Under decriminalisation in Italy, possession of a few doses of drugs
such as heroin has generally been exempt from criminal sanction.
Today, Italy has about 200,000 addicts, the highest rate of heroin
addiction in Europe. Most Aids cases in Italy are attributable to drug
use. England's foray into allowing any doctor to prescribe heroin was
curbed as heroin use increased. Professor Buiter would have
legalisation occur across all of Europe so there are no countries that
are enclaves of drug use. In other words, if you like what's happened
in Switzerland, the Netherlands and Italy, you'll love legalisation
across the European Union.

Easy availability of drugs will increase criminal activity. Most
violent crimes, such as murders, assaults and rapes, occur when the
perpetrator is high or drunk, and much of property crime involves
people seeking money to buy drugs. In the US, half the beds in most
hospitals are filled with people sick or injured as a result of drug
use, drinking and smoking.

Professor Buiter promotes "our cigarette manufacturers, [as]
well-positioned to enter this trade" of selling heroin, cocaine,
marijuana, methamphetamine and designer drugs such as ecstasy. Talk
about letting the fox loose in the chicken coop! For decades the
nicotine pushers like RJ Reynolds, Brown and Williamson, and Philip
Morris have been hawking their wares to kids. Twenty years ago the
cigarette company Reynolds Tobacco (RJR) created a cartoon character
called Joe Camel and so heavily promoted him that more children
recognised him than Walt Disney's Mickey Mouse.
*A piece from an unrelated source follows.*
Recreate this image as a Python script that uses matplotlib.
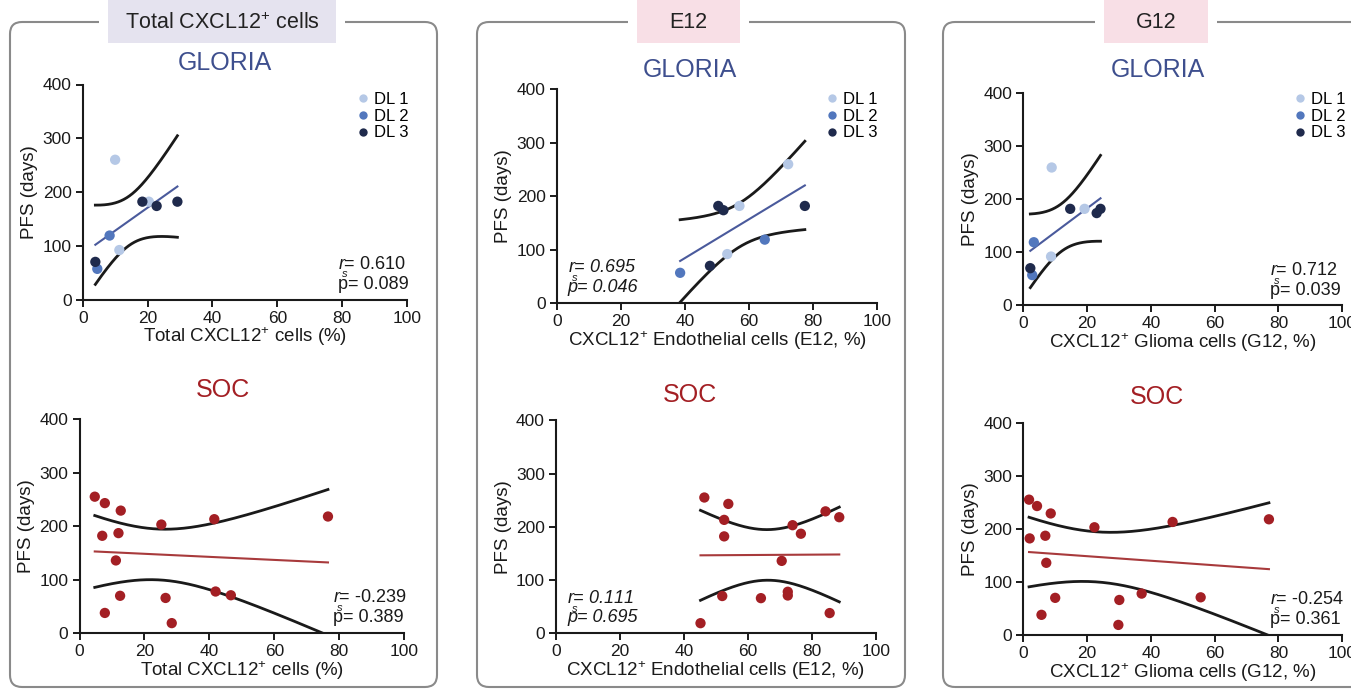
import numpy as np
import matplotlib
matplotlib.use('Agg')
import matplotlib.pyplot as plt
from matplotlib.patches import FancyBboxPatch, Rectangle
from matplotlib.lines import Line2D

plt.rcParams['font.family'] = ['Liberation Sans', 'DejaVu Sans']
plt.rcParams['mathtext.fontset'] = 'custom'
plt.rcParams['mathtext.rm'] = 'Liberation Sans'
plt.rcParams['mathtext.it'] = 'Liberation Sans:italic'

# GLORIA cohort (PFS in days, x in %)
gl_pfs = [260, 182, 92, 119, 57, 70, 182, 174, 182]
gl_dl = [1, 1, 1, 2, 2, 3, 3, 3, 3]
gl_total = [10.0, 20.4, 11.3, 8.3, 4.5, 3.9, 18.4, 22.8, 29.2]
gl_e12 = [72.2, 57.0, 53.2, 64.9, 38.5, 47.8, 50.4, 52.0, 77.4]
gl_g12 = [8.9, 19.2, 8.7, 3.3, 2.8, 2.2, 14.7, 23.0, 24.2]

# SOC cohort
soc_pfs = [255, 243, 229, 203, 213, 218, 182, 187, 136, 70, 38, 66, 19, 78, 71]
soc_total = [4.7, 7.8, 12.7, 25.2, 41.5, 76.5, 7.0, 12.0, 11.2, 12.5, 7.8, 26.5, 28.4, 41.9, 46.6]
soc_e12 = [46.4, 53.9, 84.3, 74.0, 52.6, 88.6, 52.6, 76.6, 70.6, 52.0, 85.6, 64.1, 45.2, 72.5, 72.5]
soc_g12 = [1.8, 4.3, 8.6, 22.3, 46.8, 77.0, 2.0, 6.9, 7.2, 10.0, 5.7, 30.1, 29.8, 37.1, 55.6]

headers = ['Total CXCL12$^{+}$ cells', 'E12', 'G12']
xlabels = ['Total CXCL12$^{+}$ cells (%)',
           'CXCL12$^{+}$ Endothelial cells (E12, %)',
           'CXCL12$^{+}$ Glioma cells (G12, %)']
gl_stats = [('0.610', '0.089'), ('0.695', '0.046'), ('0.712', '0.039')]
soc_stats = [('-0.239', '0.389'), ('0.111', '0.695'), ('-0.254', '0.361')]

dl_colors = {1: '#b5c8e6', 2: '#5277bd', 3: '#1f2a4c'}
blue_title = '#3e4f8e'
red = '#a31f24'

W, H = 1351, 690
fig = plt.figure(figsize=(W / 100, H / 100), dpi=100)


def px_axes(l, r, t, b):
    return fig.add_axes([l / W, (H - b) / H, (r - l) / W, (b - t) / H])


# panel frames and header tabs
frames = [(10, 437), (477, 905), (943, 1385)]
tabs = [(108, 336, '#e5e3ef'), (637, 740, '#f8dfe6'), (1104, 1208, '#f8dfe6')]
for (fl, fr), (tl, tr, tc), head in zip(frames, tabs, headers):
    fig.patches.append(FancyBboxPatch((fl / 100, 0.03), (fr - fl) / 100, 6.65,
                                      boxstyle='round,pad=0,rounding_size=0.12',
                                      transform=fig.dpi_scale_trans, fc='none',
                                      ec='#8a8a8a', lw=1.5))
    fig.patches.append(Rectangle(((tl - 9) / 100, 6.45), (tr - tl + 18) / 100, 0.45,
                                 transform=fig.dpi_scale_trans, fc='white', ec='none'))
    fig.patches.append(Rectangle((tl / 100, 6.47), (tr - tl) / 100, 0.43,
                                 transform=fig.dpi_scale_trans, fc=tc, ec='none'))
    fig.text((tl + tr) / 2 / W, 1 - 23 / H, head, ha='center', va='center',
             fontsize=15.5, color='#222222')

top_boxes = [(82.7, 407, 84.5, 299.5), (556.7, 877.3, 89.3, 303.3), (1023.3, 1342.3, 93.3, 305.3)]
bot_boxes = [(79.5, 404.3, 419, 633.3), (556, 875.7, 420.3, 633.3), (1023.3, 1342.3, 422.7, 635)]
gl_title_pos = [(225, 63), (690, 70), (1158, 70)]
soc_title_pos = [(223, 390), (690, 395), (1157, 397)]
legend_pos = [(358, 92), (827, 92), (1295, 92)]
stat_x_top = [0.787, 0.035, 0.773]
stat_x_bot = [0.780, 0.035, 0.773]
stat_italic = [False, True, False]

T95 = {7: 2.3646, 13: 2.1604}


def style_axes(ax, xlabel):
    ax.set_xlim(0, 100)
    ax.set_ylim(0, 400)
    ax.set_xticks(range(0, 101, 20))
    ax.set_yticks(range(0, 401, 100))
    for s in ['top', 'right']:
        ax.spines[s].set_visible(False)
    for s in ['left', 'bottom']:
        ax.spines[s].set_linewidth(1.5)
        ax.spines[s].set_color('#1a1a1a')
    ax.tick_params(direction='out', length=5, width=1.4, labelsize=12.5,
                   colors='#1a1a1a', pad=3)
    ax.set_xlabel(xlabel, fontsize=13.5, labelpad=0, color='#1a1a1a')
    ax.set_ylabel('PFS (days)', fontsize=13.5, labelpad=3, color='#1a1a1a')
    ax.patch.set_alpha(0)


def fit_bands(ax, x, y, color):
    x = np.asarray(x, float)
    y = np.asarray(y, float)
    n = len(x)
    b, a = np.polyfit(x, y, 1)
    xs = np.linspace(x.min(), x.max(), 200)
    yh = a + b * xs
    resid = y - (a + b * x)
    s = np.sqrt(np.sum(resid ** 2) / (n - 2))
    sxx = np.sum((x - x.mean()) ** 2)
    half = T95[n - 2] * s * np.sqrt(1 / n + (xs - x.mean()) ** 2 / sxx)
    ax.plot(xs, yh, color=color, lw=1.5, zorder=2)
    ax.plot(xs, yh + half, color='#1a1a1a', lw=2, zorder=2)
    ax.plot(xs, yh - half, color='#1a1a1a', lw=2, zorder=2)


def stats_text(ax, r, p, xx, italic):
    style = 'italic' if italic else 'normal'
    ax.text(xx, 0.165, '$r$= ' + r, transform=ax.transAxes, va='center',
            ha='left', fontsize=13, color='#1a1a1a', style=style)
    ax.annotate('s', xy=(xx, 0.165), xycoords='axes fraction', xytext=(3.2, -7.5),
                textcoords='offset points', va='center', ha='left', fontsize=8,
                style='italic', color='#1a1a1a')
    ax.text(xx, 0.072, 'p= ' + p, transform=ax.transAxes, va='center',
            ha='left', fontsize=13, color='#1a1a1a', style=style)


gl_x = [gl_total, gl_e12, gl_g12]
soc_x = [soc_total, soc_e12, soc_g12]

for i in range(3):
    # GLORIA
    ax = px_axes(*top_boxes[i])
    style_axes(ax, xlabels[i])
    fit_bands(ax, gl_x[i], gl_pfs, '#4a5a9c')
    ax.scatter(gl_x[i], gl_pfs, s=55, c=[dl_colors[d] for d in gl_dl],
               edgecolors='none', zorder=3, clip_on=False)
    stats_text(ax, *gl_stats[i], stat_x_top[i], stat_italic[i])
    handles = [Line2D([], [], ls='none', marker='o', ms=6, mec='none',
                      mfc=dl_colors[d]) for d in (1, 2, 3)]
    lx, ly = legend_pos[i]
    ax.legend(handles, ['DL 1', 'DL 2', 'DL 3'], loc='upper left',
              bbox_to_anchor=(lx / W, 1 - ly / H), bbox_transform=fig.transFigure,
              frameon=False, fontsize=12, handlelength=0.6, handletextpad=0.35,
              labelspacing=0.1, borderpad=0, borderaxespad=0)
    tx, ty = gl_title_pos[i]
    fig.text(tx / W, 1 - ty / H, 'GLORIA', ha='center', va='center',
             fontsize=18, color=blue_title)

    # SOC
    ax = px_axes(*bot_boxes[i])
    style_axes(ax, xlabels[i])
    fit_bands(ax, soc_x[i], soc_pfs, '#a83a3c')
    ax.scatter(soc_x[i], soc_pfs, s=55, c=red, edgecolors='none', zorder=3,
               clip_on=False)
    stats_text(ax, *soc_stats[i], stat_x_bot[i], stat_italic[i])
    tx, ty = soc_title_pos[i]
    fig.text(tx / W, 1 - ty / H, 'SOC', ha='center', va='center',
             fontsize=18, color=red)

fig.savefig('out.png', dpi=100)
Only after years of complaints from public health advocates and
parents, and the threat of legal action by the Federal Trade
Commission, did RJR shut down its Joe Camel campaign. RJR tried to
push candy-flavoured cigarettes that mask the harshness of natural
tobacco for young first-time users.

Does the world want to create a Philip Morris for weed? An RJR for
cocaine? Do we want cigarette companies that by their own admission
seek "replacement smokers" for those who die or quit smoking, seeking
"replacement drug addicts" for those who shake their habit?

There is no basis to assume that cigarette companies will take a
different approach when selling drugs. After all, these are the guys
who continue to promote a product that, when used as intended, kills
and maims millions of people across the world.

Professor Buiter touts taxes on the sale of illegal drugs as a great
source of revenue for public purposes. This blithely ignores the
history of tenacious opposition to tax increases that has marked the
tobacco and alcohol companies. As a result, taxes collected on the
sale of these products cover only a small fraction of the costs in
healthcare and criminal justice attributable to smoking and drinking.

Legalisation assures greater availability, and availability is the
mother of use. That poses a clear and present danger to our children.
Research at the National Center on Addiction and Substance Abuse at
Columbia University has found that an individual who gets to the age
of 21 without smoking, using drugs or abusing alcohol is virtually
certain never to do so. Every drug-dealer, cigarette manufacturer and
spirits company knows this - and acts on it. Viewed from this
perspective, substance abuse and addiction are diseases typically
acquired during childhood and adolescence.

Today most kids do not use illicit drugs, but all of them,
particularly the poorest, are vulnerable to abuse and addiction.
Russian roulette is not a game anyone should play. Legalising drugs is
not only playing Russian roulette with children, it is slipping a
couple of extra bullets into the chamber.